0

I try to run a Python script that trains several Neural Networks using TensorFlow and Keras. The problem is that I cannot restrict the number of cores used on the server, even though it works on my local desktop.

The basic structure is that I have defined a function run_net that runs the neural net. This function is called with different parameters in parallel using joblib (see below). Additionally, I have tried running the function iteratively with different parameters which didn't solve the problem.

Parallel(n_jobs=1, backend="multiprocessing")(
            delayed(run_net)

If I run that on my local Windows Desktop, everything works fine. However, if I try to run the same script on our institute's server with 48 cores and check CPU usage using htop command, all cores are used. I already tried setting n_jobs in joblib Parallel to 1 and it looks like CPU usage goes to 100% once the tensorflow models are trained.

I already searched for different solutions and the main one that I found is the one below. I define that before running the parallel jobs shown above. I also tried placing the code below before every fit or predict method of the model.

NUM_PARALLEL_EXEC_UNITS = 5
config = tf.compat.v1.ConfigProto(
    intra_op_parallelism_threads=NUM_PARALLEL_EXEC_UNITS,
    inter_op_parallelism_threads=2,
    device_count={"CPU": NUM_PARALLEL_EXEC_UNITS},
)
session = tf.compat.v1.Session(config=config)
K.set_session(session)

At this point, I am quite lost and have no idea how to make Tensorflow and/or Keras use a limited number of cores as the server I am using is shared across the institute.

The server is running linux. However, I don't know which exact distribution/version it is. I am very new to running code on a server.

These are the versions I am using:

python == 3.10.8
tensorflow == 2.10.0
keras == 2.10.0

If you need any other information, I am happy to provide that.

Edit 1

Both the answer suggested in this thread doesn't work as well as using only these commands:

tf.config.threading.set_intra_op_parallelism_threads(5)
tf.config.threading.set_inter_op_parallelism_threads(5)
  • 1
    Does this answer your question? [How can I reduce the number of CPUs used by Tensorlfow/Keras?](https://stackoverflow.com/questions/57925061/how-can-i-reduce-the-number-of-cpus-used-by-tensorlfow-keras) – mujjiga Feb 04 '23 at 11:33
  • Do you use a queueing system like slurm? if not, you should use it and also can limit the number of CPUs/GPUs exposed to the APIs. – Dr.

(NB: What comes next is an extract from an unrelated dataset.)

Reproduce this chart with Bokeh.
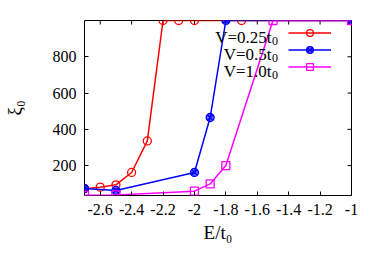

Snoopy Feb 04 '23 at 11:36
  • @Dr.Snoopy No, I don't use a queueing system. I thought I could simply run the code that works on my Windows Desktop on the server. Also, I am not the admin of the server but simply have access to the resources. Thus, I am not sure if I am allowed/have the rights to use something like slurm. – Lutz Köhler Feb 04 '23 at 12:45
  • @mujjiga No, this didn't work in my case. I added that to the original question. – Lutz Köhler Feb 04 '23 at 12:46

1 Answers1

0

after trying some things, I have found a solution to my problem. With the following code, I can restrict the number of CPUs used:

os.environ["OMP_NUM_THREADS"] = "5"
tf.config.threading.set_intra_op_parallelism_threads(5)
tf.config.threading.set_inter_op_parallelism_threads(5)

Note, that I have no idea how many CPUs will be used in the end. I noticed that it isn't five cores being used but more. As I don't really care about the exact number of cores but just that I don't use all cores, I am fine with that solution for now. If anybody knows how to calculate the number of cores used from the information provided above, let me know.